Other influences include the big staring portraits of Thomas Ruff, Reinekie Dykstra, Chuck Close, Martin Scholler, and the famous deadpan intensity. I think my work makes fun of them a bit even though they are a real influence. What I like is that it’s a game of chicken. They stare at you, you stare at them.

A special influence is Tim Hawkinson’s wall sculpture Emote--something that is so much on my wavelength that I really wish I did it myself. He made a contraption in which cutouts of facial features are moved by hydraulic pumps mounted on the surface of a large photo. When a switch is thrown, the arms move the features of the face, and you see a see a bunch of random emotions. And in my work, too, sometimes you see opposing emotions on a single face.

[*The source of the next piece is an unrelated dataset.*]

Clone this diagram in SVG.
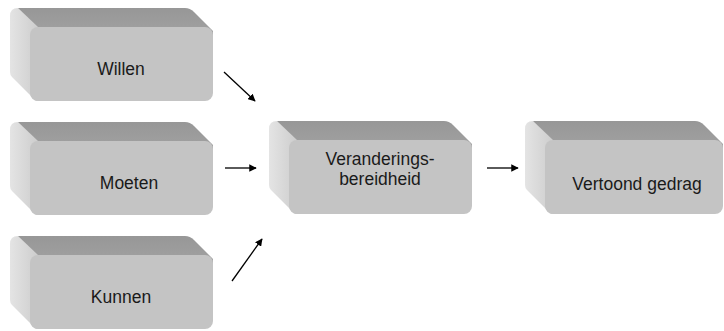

In fact, my work is all about this kind of contradiction.

The faces are enormous, the detail tiny. Big and small flip back and forth, like the forest and the trees. A particular photograph seems to capture a single moment, but many moments and feelings are actually represented. One eye flashes in anger, the other is downcast in a single face. They are portraits without specific persons, but they are not generic. These are images estranged from themselves, photographs that are not OF what they depict.

This teetering feeling is what I’m after.

I suppose another word for all this is irony, being two things at once: Hiding and revealing, accommodating contradictions.

You might think I’m alienated from people, or that I believe people are alienated from themselves, or that I’m alienated from myself, or that appearances deceive or that I yearn to connect with people. You might think photographs are unreliable, or that skin tells the truth. You might think I’m a warm person or a cool one. You might think these Humpty Dumpty pictures are about the broken or the fixed. You might think I’ve learned something about the nature of the photographic portrait. You might think I’ve removed the person from the persona. You might think I’ve shocked you out of your bourgeoisie complacency. I might even be problematizing representation!

Hey.

You might be right.







Monday, October 22, 2012

The Show Is Open

Here I am at my show at Gallery Kayafas. That's one of the pictures behind me, of course, proof that the show is really happening. I've been writing my gallery talk, which I'll give this Thursday (October 25, 2012) at about seven. Caleb Cole will be speaking, too. It should be an interesting juxtaposition, since I'll be talking a little bit about identity and more about non-identity and my non-portraits.